Government now was more powerful, more intrusive, and more over-bearing than ever...and able to borrow at the lowest rates in history.
There were signs of a deeper breakdown, too.
Soldiers returning from the Mideast were killing themselves in record numbers.
The fellow in the trailer in Muskogee was likely to be a minimum-wage meth addict watching porn on the internet rather than studying metallurgy.
Debt had reached a record high – at 355% of GDP. Real peace seemed as remote as real prosperity.
And then...in June of 2016...the Republican Party chose New York real estate developer (and former Democrat) Donald Trump as their presidential nominee – the most unlikely standard bearer for a major political party in US history.
For most Republicans, Mr.Trump had only one qualification of importance: He was not Hillary Clinton.
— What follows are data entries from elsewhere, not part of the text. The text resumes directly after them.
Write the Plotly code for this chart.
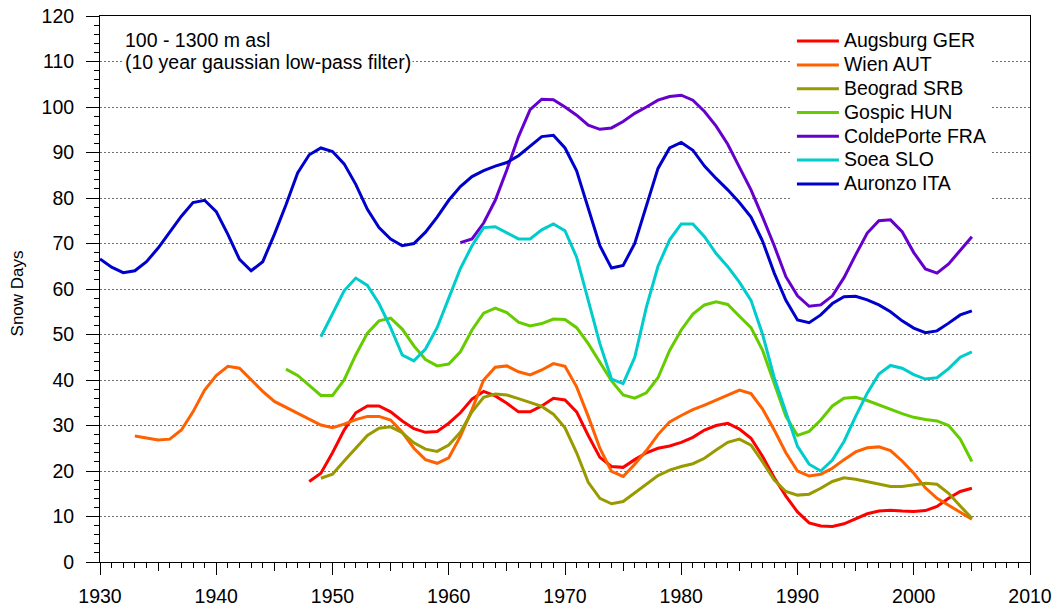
import plotly.graph_objects as go

# Annual values of the 10-year gaussian low-pass filtered snow-day series
augsburg_years = list(range(1948, 2006))
augsburg = [17.7, 19.5, 24.0, 29.0, 32.8, 34.3, 34.3, 33.0, 31.0, 29.3,
            28.5, 28.7, 30.5, 32.8, 35.8, 37.5, 36.5, 34.9, 33.0, 33.0,
            34.3, 36.0, 35.6, 33.0, 27.8, 23.0, 21.0, 20.8, 22.5, 24.0,
            25.0, 25.5, 26.3, 27.4, 29.0, 30.0, 30.5, 29.2, 27.2, 23.2,
            18.5, 14.5, 11.0, 8.6, 7.9, 7.8, 8.4, 9.5, 10.6, 11.2,
            11.4, 11.2, 11.1, 11.3, 12.2, 14.0, 15.5, 16.2]

wien_years = list(range(1933, 2006))
wien = [27.7, 27.2, 26.8, 27.0, 29.0, 33.0, 37.8, 41.0, 43.0, 42.6,
        40.0, 37.5, 35.3, 34.0, 32.8, 31.4, 30.1, 29.5, 30.3, 31.3,
        32.0, 32.0, 31.2, 28.5, 25.0, 22.5, 21.7, 22.9, 27.6, 33.5,
        40.0, 42.8, 43.1, 41.8, 41.1, 42.2, 43.6, 43.0, 38.5, 32.0,
        25.0, 19.9, 18.8, 21.5, 24.5, 28.0, 30.8, 32.2, 33.5, 34.5,
        35.6, 36.7, 37.8, 37.0, 33.6, 29.0, 24.0, 20.0, 18.9, 19.3,
        20.6, 22.5, 24.2, 25.1, 25.3, 24.5, 22.2, 19.5, 16.3, 14.0,
        12.5, 11.0, 9.4]

beograd_years = list(range(1949, 2006))
beograd = [18.4, 19.3, 22.2, 25.0, 27.8, 29.4, 29.7, 28.4, 26.2, 24.8,
           24.3, 25.7, 28.5, 33.0, 36.2, 36.9, 36.7, 35.9, 35.0, 34.2,
           32.5, 29.5, 24.0, 17.5, 14.0, 12.8, 13.3, 15.2, 17.2, 19.0,
           20.2, 21.0, 21.6, 22.8, 24.6, 26.3, 27.0, 25.7, 22.0, 18.0,
           15.5, 14.7, 14.9, 16.2, 17.7, 18.5, 18.2, 17.7, 17.1, 16.6,
           16.6, 17.0, 17.3, 17.1, 15.1, 12.3, 9.6]

gospic_years = list(range(1946, 2006))
gospic = [42.4, 41.0, 38.8, 36.6, 36.6, 40.0, 45.5, 50.3, 53.0, 53.6,
          51.2, 47.5, 44.5, 43.1, 43.5, 46.2, 51.0, 54.7, 55.8, 54.8,
          52.7, 51.9, 52.4, 53.4, 53.3, 51.5, 48.0, 43.8, 39.8, 36.7,
          36.0, 37.2, 40.5, 46.5, 51.0, 54.5, 56.5, 57.2, 56.6, 54.0,
          51.5, 46.5, 39.0, 32.0, 27.8, 28.7, 31.2, 34.3, 36.0, 36.2,
          35.5, 34.5, 33.5, 32.6, 31.8, 31.3, 31.0, 30.0, 27.0, 22.1]

coldeporte_years = list(range(1961, 2006))
coldeporte = [70.2, 71.0, 74.5, 79.5, 86.2, 93.5, 99.4, 101.7, 101.6, 100.0,
              98.2, 96.0, 95.1, 95.4, 96.8, 98.6, 100.0, 101.5, 102.3, 102.6,
              101.5, 99.0, 95.8, 91.8, 86.8, 81.8, 75.8, 69.5, 62.7, 58.5,
              56.2, 56.5, 58.5, 62.5, 67.5, 72.3, 75.0, 75.2, 72.6, 68.0,
              64.4, 63.5, 65.5, 68.5, 71.5]

soea_years = list(range(1949, 2006))
soea = [49.5, 54.5, 59.6, 62.4, 60.8, 56.8, 51.5, 45.5, 44.2, 46.8,
        51.5, 58.0, 64.5, 69.5, 73.5, 73.7, 72.3, 71.0, 71.0, 73.0,
        74.3, 72.8, 67.0, 57.5, 48.0, 40.2, 39.2, 45.0, 56.0, 65.0,
        70.8, 74.3, 74.3, 71.5, 67.8, 64.9, 61.5, 57.5, 50.0, 40.5,
        33.0, 25.4, 21.5, 20.0, 22.4, 26.5, 32.0, 37.1, 41.3, 43.2,
        42.6, 41.2, 40.2, 40.5, 42.5, 45.0, 46.2]

auronzo_years = list(range(1930, 2006))
auronzo = [66.6, 64.8, 63.6, 64.0, 66.0, 69.0, 72.5, 76.0, 79.0, 79.5,
           77.0, 72.0, 66.5, 64.0, 66.0, 72.0, 78.5, 85.5, 89.5, 91.0,
           90.2, 87.5, 83.0, 77.5, 73.5, 71.0, 69.5, 70.0, 72.5, 75.8,
           79.5, 82.5, 84.7, 86.0, 87.0, 87.8, 89.3, 91.5, 93.5, 93.8,
           91.0, 86.0, 77.5, 69.5, 64.6, 65.2, 70.0, 78.5, 86.5, 91.0,
           92.2, 90.5, 87.0, 84.3, 81.8, 79.0, 75.8, 70.5, 63.5, 57.5,
           53.2, 52.6, 54.3, 56.8, 58.3, 58.4, 57.6, 56.5, 55.0, 53.0,
           51.4, 50.4, 50.8, 52.5, 54.3, 55.2]

series = [
    ("Augsburg GER", augsburg_years, augsburg, "#FF0000"),
    ("Wien AUT", wien_years, wien, "#FF6000"),
    ("Beograd SRB", beograd_years, beograd, "#999900"),
    ("Gospic HUN", gospic_years, gospic, "#66CC00"),
    ("ColdePorte FRA", coldeporte_years, coldeporte, "#6600CC"),
    ("Soea SLO", soea_years, soea, "#00CCCC"),
    ("Auronzo ITA", auronzo_years, auronzo, "#0000CC"),
]

FONT = "Liberation Sans, Arial, sans-serif"
BIG = 19.5

fig = go.Figure()
for name, yrs, vals, color in series:
    fig.add_trace(go.Scatter(
        x=yrs, y=vals, mode="lines",
        name=f"<span style='font-size:{BIG}px'>{name}</span>",
        line=dict(color=color, width=3),
    ))

# helper trace so the 5-year tick axis is rendered
fig.add_trace(go.Scatter(x=[None], y=[None], xaxis="x2", showlegend=False,
                         hoverinfo="skip"))

fig.update_layout(
    width=1054, height=610,
    margin=dict(l=100, r=24, t=16, b=48),
    paper_bgcolor="white", plot_bgcolor="white",
    font=dict(family=FONT, color="black", size=BIG),
    xaxis=dict(
        range=[1930, 2010], tick0=1930, dtick=10, automargin=False,
        ticks="outside", ticklen=12, tickwidth=1, tickcolor="black",
        ticklabelstandoff=5,
        showline=True, linecolor="black", linewidth=1, mirror=True,
        showgrid=False, zeroline=False,
        tickfont=dict(size=BIG),
        minor=dict(dtick=1, tick0=1930, ticks="outside", ticklen=5,
                   tickcolor="black", showgrid=False),
    ),
    xaxis2=dict(
        range=[1930, 2010], overlaying="x", anchor="y", side="bottom",
        automargin=False,
        tick0=1935, dtick=10, ticks="outside", ticklen=8, tickcolor="black",
        showticklabels=False, showline=False, showgrid=False, zeroline=False,
    ),
    yaxis=dict(
        range=[0, 120], tick0=0, dtick=10, automargin=False,
        ticks="outside", ticklen=13, tickwidth=1, tickcolor="black",
        ticklabelstandoff=8,
        showline=True, linecolor="black", linewidth=1, mirror=True,
        showgrid=True, gridcolor="#707070", gridwidth=1, griddash="2px,2px",
        zeroline=False,
        tickfont=dict(size=BIG),
        minor=dict(dtick=2, tick0=0, ticks="outside", ticklen=5,
                   tickcolor="black", showgrid=False),
    ),
    showlegend=True,
    legend=dict(
        x=0.744, y=0.985, xanchor="left", yanchor="top",
        bgcolor="white", borderwidth=0,
        font=dict(size=16, family=FONT), itemwidth=42,
        traceorder="normal",
    ),
    annotations=[
        dict(text="100 - 1300 m asl", xref="paper", yref="paper",
             x=0.0247, y=0.956, xanchor="left", yanchor="middle",
             showarrow=False, bgcolor="white", font=dict(size=BIG)),
        dict(text="(10 year gaussian low-pass filter)", xref="paper", yref="paper",
             x=0.0247, y=0.916, xanchor="left", yanchor="middle",
             showarrow=False, bgcolor="white", font=dict(size=BIG)),
        dict(text="Snow Days", xref="paper", yref="paper",
             x=-0.0887, y=0.491, xanchor="center", yanchor="middle",
             textangle=-90, showarrow=False, font=dict(size=17)),
    ],
)

fig.write_html("out.html")
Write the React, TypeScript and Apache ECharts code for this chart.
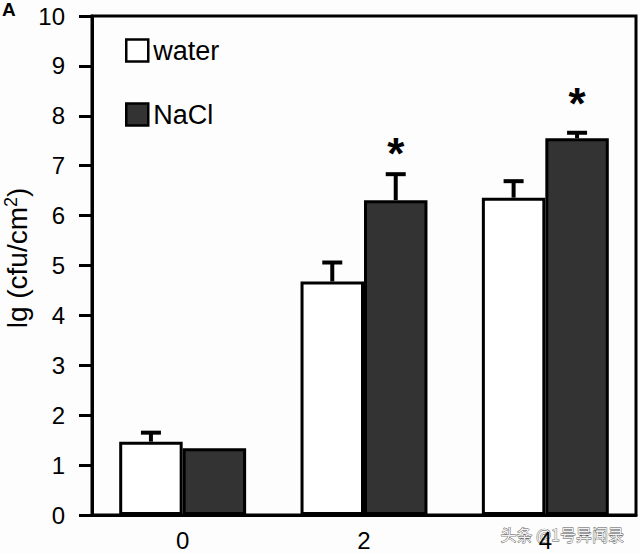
import React, { useEffect, useRef } from "react";
import * as echarts from "echarts";

const categories = ["0", "2", "4"];
const waterValues = [1.47, 4.68, 6.36];
const waterErrors = [0.18, 0.38, 0.33];
const naclValues = [1.34, 6.31, 7.55];
const naclErrors = [0, 0.52, 0.11];
const naclStarY = [null, 7.44, 8.45];
const yTicks = [0, 1, 2, 3, 4, 5, 6, 7, 8, 9, 10];

const FONT = "Liberation Sans, Arial, sans-serif";
const BAR_FRAC = 0.35;

export default function App() {
  const ref = useRef<HTMLDivElement>(null);
  useEffect(() => {
    if (!ref.current) return;
    const chart = echarts.init(ref.current, undefined, { renderer: "svg" });

    const errData = (vals: number[], errs: number[]) =>
      vals.map((v, i) => [i, v, errs[i]]);

    const errRender = (sign: number) => (params: any, api: any) => {
      const ci = api.value(0);
      const v = api.value(1);
      const e = api.value(2);
      if (!e) return { type: "group", children: [] };
      const bandW = api.size([1, 0])[0];
      const off = (sign * BAR_FRAC * bandW) / 2;
      const base = api.coord([ci, v]);
      const top = api.coord([ci, v + e]);
      const x = base[0] + off;
      return {
        type: "group",
        children: [
          { type: "line", shape: { x1: x, y1: base[1], x2: x, y2: top[1] }, style: { stroke: "#000", lineWidth: 4 } },
          { type: "line", shape: { x1: x - 10, y1: top[1], x2: x + 10, y2: top[1] }, style: { stroke: "#000", lineWidth: 4 } },
        ],
      };
    };

    const starRender = (params: any, api: any) => {
      const ci = api.value(0);
      const v = api.value(1);
      const bandW = api.size([1, 0])[0];
      const p = api.coord([ci, v]);
      return {
        type: "text",
        x: p[0] + (BAR_FRAC * bandW) / 2,
        y: p[1] + 10,
        style: {
          text: "*",
          fill: "#000",
          font: `bold 44px ${FONT}`,
          align: "center",
          verticalAlign: "middle",
        },
      };
    };

    const starData = naclStarY
      .map((v, i) => (v == null ? null : [i, v]))
      .filter((d) => d !== null);

    chart.setOption({
      animation: false,
      backgroundColor: "#fdfdfd",
      textStyle: { fontFamily: FONT },
      grid: {
        left: 92,
        right: 4,
        top: 16,
        bottom: 38,
        show: true,
        borderColor: "#000",
        borderWidth: 3,
        containLabel: false,
      },
      legend: {
        orient: "vertical",
        left: 125,
        top: 37,
        padding: 0,
        itemWidth: 22,
        itemHeight: 22,
        itemGap: 37,
        icon: "rect",
        data: ["water", "NaCl"],
        textStyle: { fontSize: 27, color: "#000", fontFamily: FONT },
        itemStyle: { borderColor: "#000", borderWidth: 2.5 },
      },
      xAxis: {
        type: "category",
        data: categories,
        boundaryGap: true,
        axisLine: { lineStyle: { color: "#000", width: 3 } },
        axisTick: { length: 14, lineStyle: { color: "#000", width: 3 } },
        axisLabel: { fontSize: 24, color: "#000", margin: 13, fontFamily: FONT },
      },
      yAxis: {
        type: "value",
        min: yTicks[0],
        max: yTicks[yTicks.length - 1],
        interval: 1,
        splitLine: { show: false },
        axisLine: { show: true, lineStyle: { color: "#000", width: 3 } },
        axisTick: { show: true, length: 13, lineStyle: { color: "#000", width: 3 } },
        axisLabel: { fontSize: 24, color: "#000", margin: 27, fontFamily: FONT },
      },
      series: [
        {
          name: "water",
          type: "bar",
          data: waterValues,
          barWidth: `${BAR_FRAC * 100}%`,
          barGap: "0%",
          itemStyle: { color: "#ffffff", borderColor: "#000", borderWidth: 3 },
        },
        {
          name: "NaCl",
          type: "bar",
          data: naclValues,
          barWidth: `${BAR_FRAC * 100}%`,
          barGap: "0%",
          itemStyle: { color: "#333333", borderColor: "#000", borderWidth: 3 },
        },
        {
          type: "custom",
          data: errData(waterValues, waterErrors),
          renderItem: errRender(-1),
          z: 5,
          silent: true,
        },
        {
          type: "custom",
          data: errData(naclValues, naclErrors),
          renderItem: errRender(1),
          z: 5,
          silent: true,
        },
        {
          type: "custom",
          data: starData,
          renderItem: starRender,
          z: 5,
          silent: true,
        },
      ],
      graphic: [
        {
          type: "text",
          left: 2,
          top: 0,
          style: { text: "A", font: `bold 19px ${FONT}`, fill: "#000" },
        },
        {
          type: "text",
          x: 15,
          y: 258,
          rotation: Math.PI / 2,
          style: {
            text: "{a|lg (cfu/cm}{s|2}{a|)}",
            fill: "#000",
            align: "center",
            verticalAlign: "middle",
            rich: {
              a: { fontSize: 28, fontFamily: FONT, fill: "#000", verticalAlign: "bottom", lineHeight: 32 },
              s: { fontSize: 18, fontFamily: FONT, fill: "#000", verticalAlign: "bottom", lineHeight: 32, padding: [0, 0, 11, 0] },
            },
          },
        },
        {
          type: "text",
          left: 500,
          top: 526,
          style: {
            text: "头条 @1号异闻录",
            font: `16px "Noto Sans CJK SC"`,
            fill: "#f2f2f2",
            stroke: "#555",
            lineWidth: 0.8,
          },
        },
      ],
    });
    return () => chart.dispose();
  }, []);

  return (
    <div
      ref={ref}
      style={{ position: "fixed", left: 0, top: 0, width: 640, height: 553 }}
    />
  );
}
Ms.Clinton, perhaps more than any other politician, was the face of The Establishment. She had her fingerprints on every piece of the dark puzzle – the decline in wages and GDP...the rise of Wall Street and "The One Percent"...the wars...the debt...and the Deep State itself.
How these things came to be, and where they lead, is the subject of much speculation. And it is the subject of James Dale Davidson's The Breaking Point.
The delight of the book is that it approaches these issues in an original and interesting way. Thomas Piketty (the rich get richer), Robert Gordon (the important innovations are already behind us), Joseph Tainter (it's too complicated) – all have theories about why the 21st century is such a disappointment.
Davidson connects the dots, too...but more dots...and more unexpected dots...than perhaps anyone.
In the end, writes Davidson, "the long run meets the present [where] systems that no longer pay their way exhaust their credit and go broke. The Breaking Point is a nonlinear departure on the road to nowhere. It occurs when collateral collapses, burying the public's faith in fiat money and the institutions that create and regulate it."
That is why Donald Trump stood confidently before the American people in the summer of 2016 promising to "make America great again."
His listeners knew something was deeply wrong. And they wanted desperately to believe that Mr.Trump could fix it.